The image and ground truth dataset of Mongolian movable-type newspapers for text recognition

Min Lu, Feilong Bao, Hui Zhang, Guanglai Gao

Published: 01 Jan 2024, Last Modified: 15 May 2025Int. J. Document Anal. Recognit. 2024EveryoneRevisionsBibTeXCC BY-SA 4.0

Abstract: OCR approaches have been widely advanced in recent years thanks to the resurgence of deep learning. However, to the best of our knowledge, there is little work on Mongolian movable-type document recognition. One major hurdle is the lack of a domain-specific well-labeled set for training robust models. This paper aims to create the first Mongolian movable type text-image dataset for OCR research. We collated 771 paragraph-level pages segmented from 34 newspapers from 1947 to 1952. For each page, word- and line-level text transcriptions and boundary annotations are recorded. It consists of 86,578 word appearances and 9711 text-line images in total.

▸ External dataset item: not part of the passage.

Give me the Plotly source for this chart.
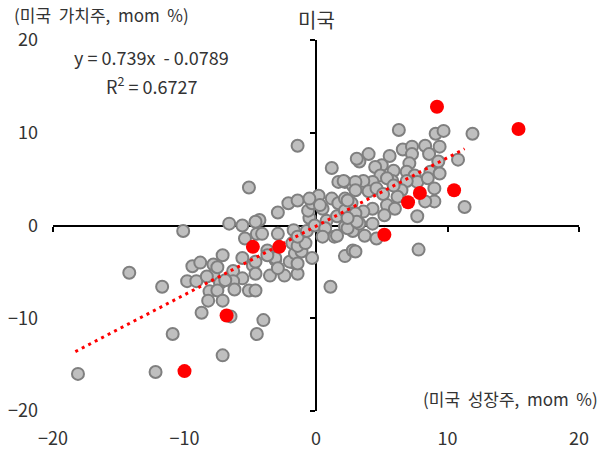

The vocabulary is 7964. The dataset was finally established from scratch through image collection, text transcription, text-image alignment and manual correction. Moreover, an official train and test set partition is defined on which the typical text segmentation and recognition experiments are tested to set the strong baselines. This dataset is available for research, and we encourage researchers to develop and test new methods using our dataset.